## START Dataset section

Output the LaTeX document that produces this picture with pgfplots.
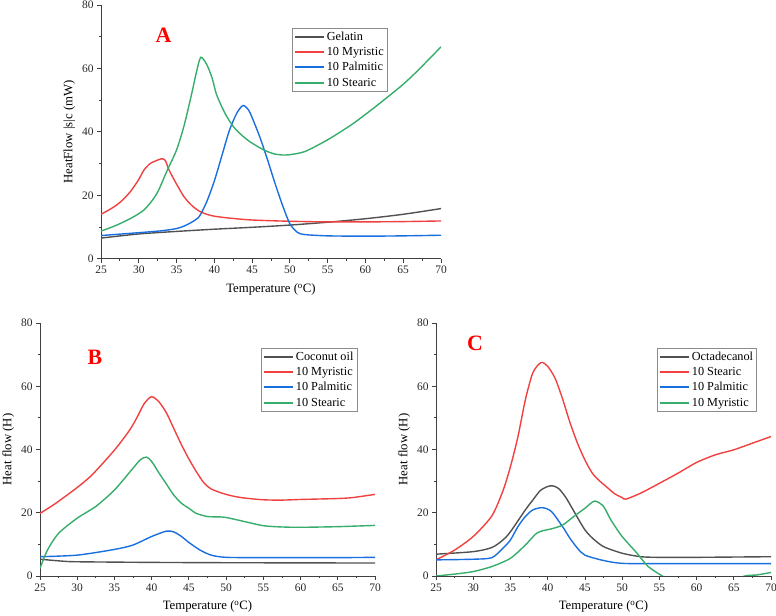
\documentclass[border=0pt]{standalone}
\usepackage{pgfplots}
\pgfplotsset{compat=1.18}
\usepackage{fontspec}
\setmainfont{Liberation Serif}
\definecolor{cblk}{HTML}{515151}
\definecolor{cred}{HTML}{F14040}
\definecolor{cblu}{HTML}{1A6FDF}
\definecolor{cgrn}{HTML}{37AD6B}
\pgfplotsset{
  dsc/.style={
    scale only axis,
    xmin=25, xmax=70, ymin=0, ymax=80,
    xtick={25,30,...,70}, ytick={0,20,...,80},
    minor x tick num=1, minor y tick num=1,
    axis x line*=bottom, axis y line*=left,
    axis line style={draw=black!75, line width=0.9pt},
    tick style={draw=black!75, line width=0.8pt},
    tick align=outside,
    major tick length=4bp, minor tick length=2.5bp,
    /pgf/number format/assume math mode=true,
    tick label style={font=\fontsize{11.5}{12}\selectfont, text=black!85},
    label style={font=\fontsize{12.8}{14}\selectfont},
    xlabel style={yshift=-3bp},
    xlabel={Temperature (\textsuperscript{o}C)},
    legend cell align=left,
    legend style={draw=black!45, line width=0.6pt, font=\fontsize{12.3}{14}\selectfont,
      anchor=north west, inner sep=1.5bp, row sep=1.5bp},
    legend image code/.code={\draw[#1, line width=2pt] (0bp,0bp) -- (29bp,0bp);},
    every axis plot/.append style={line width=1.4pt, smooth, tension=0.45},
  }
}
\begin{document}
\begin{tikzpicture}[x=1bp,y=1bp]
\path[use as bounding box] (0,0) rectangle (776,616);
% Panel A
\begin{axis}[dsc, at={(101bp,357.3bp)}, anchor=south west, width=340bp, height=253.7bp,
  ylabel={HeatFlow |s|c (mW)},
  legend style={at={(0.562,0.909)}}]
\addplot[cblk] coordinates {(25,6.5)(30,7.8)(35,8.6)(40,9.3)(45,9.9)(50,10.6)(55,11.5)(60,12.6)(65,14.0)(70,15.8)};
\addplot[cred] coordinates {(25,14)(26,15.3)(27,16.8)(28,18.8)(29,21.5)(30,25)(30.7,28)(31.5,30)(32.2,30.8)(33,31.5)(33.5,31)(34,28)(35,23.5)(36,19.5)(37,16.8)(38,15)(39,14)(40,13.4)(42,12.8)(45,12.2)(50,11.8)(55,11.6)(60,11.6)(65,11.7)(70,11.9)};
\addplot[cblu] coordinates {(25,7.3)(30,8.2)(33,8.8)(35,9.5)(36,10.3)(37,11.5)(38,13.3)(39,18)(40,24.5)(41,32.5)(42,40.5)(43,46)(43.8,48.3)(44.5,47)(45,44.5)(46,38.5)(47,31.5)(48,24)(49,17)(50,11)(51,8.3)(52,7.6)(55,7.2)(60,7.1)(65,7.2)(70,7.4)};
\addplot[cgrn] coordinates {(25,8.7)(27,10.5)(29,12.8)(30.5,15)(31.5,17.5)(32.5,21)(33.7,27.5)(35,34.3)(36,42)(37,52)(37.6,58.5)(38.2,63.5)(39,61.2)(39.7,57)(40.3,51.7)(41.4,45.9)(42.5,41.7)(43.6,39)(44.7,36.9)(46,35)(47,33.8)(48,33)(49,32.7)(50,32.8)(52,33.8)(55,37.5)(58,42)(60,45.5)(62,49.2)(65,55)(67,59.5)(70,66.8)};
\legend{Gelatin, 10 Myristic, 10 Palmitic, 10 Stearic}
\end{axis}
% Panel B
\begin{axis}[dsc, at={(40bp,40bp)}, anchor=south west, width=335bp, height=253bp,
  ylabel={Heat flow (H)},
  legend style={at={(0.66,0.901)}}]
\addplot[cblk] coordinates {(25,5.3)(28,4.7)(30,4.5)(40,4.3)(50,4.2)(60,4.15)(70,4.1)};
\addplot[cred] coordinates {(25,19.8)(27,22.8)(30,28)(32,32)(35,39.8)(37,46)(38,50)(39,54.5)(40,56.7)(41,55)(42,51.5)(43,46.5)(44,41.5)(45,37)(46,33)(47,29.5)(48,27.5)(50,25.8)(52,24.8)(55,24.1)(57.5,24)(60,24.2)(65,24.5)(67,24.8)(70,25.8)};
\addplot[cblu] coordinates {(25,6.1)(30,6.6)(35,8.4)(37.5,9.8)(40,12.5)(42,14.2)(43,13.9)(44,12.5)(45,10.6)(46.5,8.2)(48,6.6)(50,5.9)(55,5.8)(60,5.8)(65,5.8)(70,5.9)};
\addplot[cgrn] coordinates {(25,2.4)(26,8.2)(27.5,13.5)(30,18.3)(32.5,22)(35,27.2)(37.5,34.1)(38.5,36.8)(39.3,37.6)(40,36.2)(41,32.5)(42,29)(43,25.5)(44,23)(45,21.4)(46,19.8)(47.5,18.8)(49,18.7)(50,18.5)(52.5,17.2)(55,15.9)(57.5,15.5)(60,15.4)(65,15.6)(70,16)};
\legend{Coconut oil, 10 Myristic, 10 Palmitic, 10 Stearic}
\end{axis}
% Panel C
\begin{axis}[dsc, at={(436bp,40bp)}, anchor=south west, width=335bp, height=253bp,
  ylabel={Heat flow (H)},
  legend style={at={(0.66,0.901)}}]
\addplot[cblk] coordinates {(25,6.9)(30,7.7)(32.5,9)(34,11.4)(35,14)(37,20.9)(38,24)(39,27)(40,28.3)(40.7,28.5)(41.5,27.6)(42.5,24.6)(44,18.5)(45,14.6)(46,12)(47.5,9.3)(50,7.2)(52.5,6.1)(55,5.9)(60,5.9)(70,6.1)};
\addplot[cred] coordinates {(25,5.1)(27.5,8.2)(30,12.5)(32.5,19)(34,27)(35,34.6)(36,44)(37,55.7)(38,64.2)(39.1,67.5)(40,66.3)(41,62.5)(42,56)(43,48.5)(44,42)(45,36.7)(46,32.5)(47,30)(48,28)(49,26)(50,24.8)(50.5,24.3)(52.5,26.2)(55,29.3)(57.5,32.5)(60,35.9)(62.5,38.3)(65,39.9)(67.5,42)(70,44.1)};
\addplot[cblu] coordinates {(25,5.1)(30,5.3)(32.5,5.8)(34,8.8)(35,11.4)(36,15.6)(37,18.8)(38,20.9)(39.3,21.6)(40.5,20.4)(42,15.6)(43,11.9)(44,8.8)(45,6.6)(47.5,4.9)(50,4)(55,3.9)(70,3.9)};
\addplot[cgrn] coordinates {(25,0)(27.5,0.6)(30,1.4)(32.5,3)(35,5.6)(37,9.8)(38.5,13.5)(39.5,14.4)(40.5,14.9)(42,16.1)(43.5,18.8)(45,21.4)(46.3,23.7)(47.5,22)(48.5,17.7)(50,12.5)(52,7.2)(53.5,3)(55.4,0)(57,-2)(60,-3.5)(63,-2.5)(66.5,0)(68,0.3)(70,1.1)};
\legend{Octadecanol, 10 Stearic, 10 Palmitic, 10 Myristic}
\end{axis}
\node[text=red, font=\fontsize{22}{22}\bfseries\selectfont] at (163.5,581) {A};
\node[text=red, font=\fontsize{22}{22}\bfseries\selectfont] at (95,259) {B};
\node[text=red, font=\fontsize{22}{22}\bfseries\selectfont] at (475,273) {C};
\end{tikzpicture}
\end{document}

## END Dataset section

Goal
Reproduce the whole listing above word for word, but not its pictures.

Written answer
Output the LaTeX document that produces this picture with pgfplots.
\documentclass[border=0pt]{standalone}
\usepackage{pgfplots}
\pgfplotsset{compat=1.18}
\usepackage{fontspec}
\setmainfont{Liberation Serif}
\definecolor{cblk}{HTML}{515151}
\definecolor{cred}{HTML}{F14040}
\definecolor{cblu}{HTML}{1A6FDF}
\definecolor{cgrn}{HTML}{37AD6B}
\pgfplotsset{
  dsc/.style={
    scale only axis,
    xmin=25, xmax=70, ymin=0, ymax=80,
    xtick={25,30,...,70}, ytick={0,20,...,80},
    minor x tick num=1, minor y tick num=1,
    axis x line*=bottom, axis y line*=left,
    axis line style={draw=black!75, line width=0.9pt},
    tick style={draw=black!75, line width=0.8pt},
    tick align=outside,
    major tick length=4bp, minor tick length=2.5bp,
    /pgf/number format/assume math mode=true,
    tick label style={font=\fontsize{11.5}{12}\selectfont, text=black!85},
    label style={font=\fontsize{12.8}{14}\selectfont},
    xlabel style={yshift=-3bp},
    xlabel={Temperature (\textsuperscript{o}C)},
    legend cell align=left,
    legend style={draw=black!45, line width=0.6pt, font=\fontsize{12.3}{14}\selectfont,
      anchor=north west, inner sep=1.5bp, row sep=1.5bp},
    legend image code/.code={\draw[#1, line width=2pt] (0bp,0bp) -- (29bp,0bp);},
    every axis plot/.append style={line width=1.4pt, smooth, tension=0.45},
  }
}
\begin{document}
\begin{tikzpicture}[x=1bp,y=1bp]
\path[use as bounding box] (0,0) rectangle (776,616);
% Panel A
\begin{axis}[dsc, at={(101bp,357.3bp)}, anchor=south west, width=340bp, height=253.7bp,
  ylabel={HeatFlow |s|c (mW)},
  legend style={at={(0.562,0.909)}}]
\addplot[cblk] coordinates {(25,6.5)(30,7.8)(35,8.6)(40,9.3)(45,9.9)(50,10.6)(55,11.5)(60,12.6)(65,14.0)(70,15.8)};
\addplot[cred] coordinates {(25,14)(26,15.3)(27,16.8)(28,18.8)(29,21.5)(30,25)(30.7,28)(31.5,30)(32.2,30.8)(33,31.5)(33.5,31)(34,28)(35,23.5)(36,19.5)(37,16.8)(38,15)(39,14)(40,13.4)(42,12.8)(45,12.2)(50,11.8)(55,11.6)(60,11.6)(65,11.7)(70,11.9)};
\addplot[cblu] coordinates {(25,7.3)(30,8.2)(33,8.8)(35,9.5)(36,10.3)(37,11.5)(38,13.3)(39,18)(40,24.5)(41,32.5)(42,40.5)(43,46)(43.8,48.3)(44.5,47)(45,44.5)(46,38.5)(47,31.5)(48,24)(49,17)(50,11)(51,8.3)(52,7.6)(55,7.2)(60,7.1)(65,7.2)(70,7.4)};
\addplot[cgrn] coordinates {(25,8.7)(27,10.5)(29,12.8)(30.5,15)(31.5,17.5)(32.5,21)(33.7,27.5)(35,34.3)(36,42)(37,52)(37.6,58.5)(38.2,63.5)(39,61.2)(39.7,57)(40.3,51.7)(41.4,45.9)(42.5,41.7)(43.6,39)(44.7,36.9)(46,35)(47,33.8)(48,33)(49,32.7)(50,32.8)(52,33.8)(55,37.5)(58,42)(60,45.5)(62,49.2)(65,55)(67,59.5)(70,66.8)};
\legend{Gelatin, 10 Myristic, 10 Palmitic, 10 Stearic}
\end{axis}
% Panel B
\begin{axis}[dsc, at={(40bp,40bp)}, anchor=south west, width=335bp, height=253bp,
  ylabel={Heat flow (H)},
  legend style={at={(0.66,0.901)}}]
\addplot[cblk] coordinates {(25,5.3)(28,4.7)(30,4.5)(40,4.3)(50,4.2)(60,4.15)(70,4.1)};
\addplot[cred] coordinates {(25,19.8)(27,22.8)(30,28)(32,32)(35,39.8)(37,46)(38,50)(39,54.5)(40,56.7)(41,55)(42,51.5)(43,46.5)(44,41.5)(45,37)(46,33)(47,29.5)(48,27.5)(50,25.8)(52,24.8)(55,24.1)(57.5,24)(60,24.2)(65,24.5)(67,24.8)(70,25.8)};
\addplot[cblu] coordinates {(25,6.1)(30,6.6)(35,8.4)(37.5,9.8)(40,12.5)(42,14.2)(43,13.9)(44,12.5)(45,10.6)(46.5,8.2)(48,6.6)(50,5.9)(55,5.8)(60,5.8)(65,5.8)(70,5.9)};
\addplot[cgrn] coordinates {(25,2.4)(26,8.2)(27.5,13.5)(30,18.3)(32.5,22)(35,27.2)(37.5,34.1)(38.5,36.8)(39.3,37.6)(40,36.2)(41,32.5)(42,29)(43,25.5)(44,23)(45,21.4)(46,19.8)(47.5,18.8)(49,18.7)(50,18.5)(52.5,17.2)(55,15.9)(57.5,15.5)(60,15.4)(65,15.6)(70,16)};
\legend{Coconut oil, 10 Myristic, 10 Palmitic, 10 Stearic}
\end{axis}
% Panel C
\begin{axis}[dsc, at={(436bp,40bp)}, anchor=south west, width=335bp, height=253bp,
  ylabel={Heat flow (H)},
  legend style={at={(0.66,0.901)}}]
\addplot[cblk] coordinates {(25,6.9)(30,7.7)(32.5,9)(34,11.4)(35,14)(37,20.9)(38,24)(39,27)(40,28.3)(40.7,28.5)(41.5,27.6)(42.5,24.6)(44,18.5)(45,14.6)(46,12)(47.5,9.3)(50,7.2)(52.5,6.1)(55,5.9)(60,5.9)(70,6.1)};
\addplot[cred] coordinates {(25,5.1)(27.5,8.2)(30,12.5)(32.5,19)(34,27)(35,34.6)(36,44)(37,55.7)(38,64.2)(39.1,67.5)(40,66.3)(41,62.5)(42,56)(43,48.5)(44,42)(45,36.7)(46,32.5)(47,30)(48,28)(49,26)(50,24.8)(50.5,24.3)(52.5,26.2)(55,29.3)(57.5,32.5)(60,35.9)(62.5,38.3)(65,39.9)(67.5,42)(70,44.1)};
\addplot[cblu] coordinates {(25,5.1)(30,5.3)(32.5,5.8)(34,8.8)(35,11.4)(36,15.6)(37,18.8)(38,20.9)(39.3,21.6)(40.5,20.4)(42,15.6)(43,11.9)(44,8.8)(45,6.6)(47.5,4.9)(50,4)(55,3.9)(70,3.9)};
\addplot[cgrn] coordinates {(25,0)(27.5,0.6)(30,1.4)(32.5,3)(35,5.6)(37,9.8)(38.5,13.5)(39.5,14.4)(40.5,14.9)(42,16.1)(43.5,18.8)(45,21.4)(46.3,23.7)(47.5,22)(48.5,17.7)(50,12.5)(52,7.2)(53.5,3)(55.4,0)(57,-2)(60,-3.5)(63,-2.5)(66.5,0)(68,0.3)(70,1.1)};
\legend{Octadecanol, 10 Stearic, 10 Palmitic, 10 Myristic}
\end{axis}
\node[text=red, font=\fontsize{22}{22}\bfseries\selectfont] at (163.5,581) {A};
\node[text=red, font=\fontsize{22}{22}\bfseries\selectfont] at (95,259) {B};
\node[text=red, font=\fontsize{22}{22}\bfseries\selectfont] at (475,273) {C};
\end{tikzpicture}
\end{document}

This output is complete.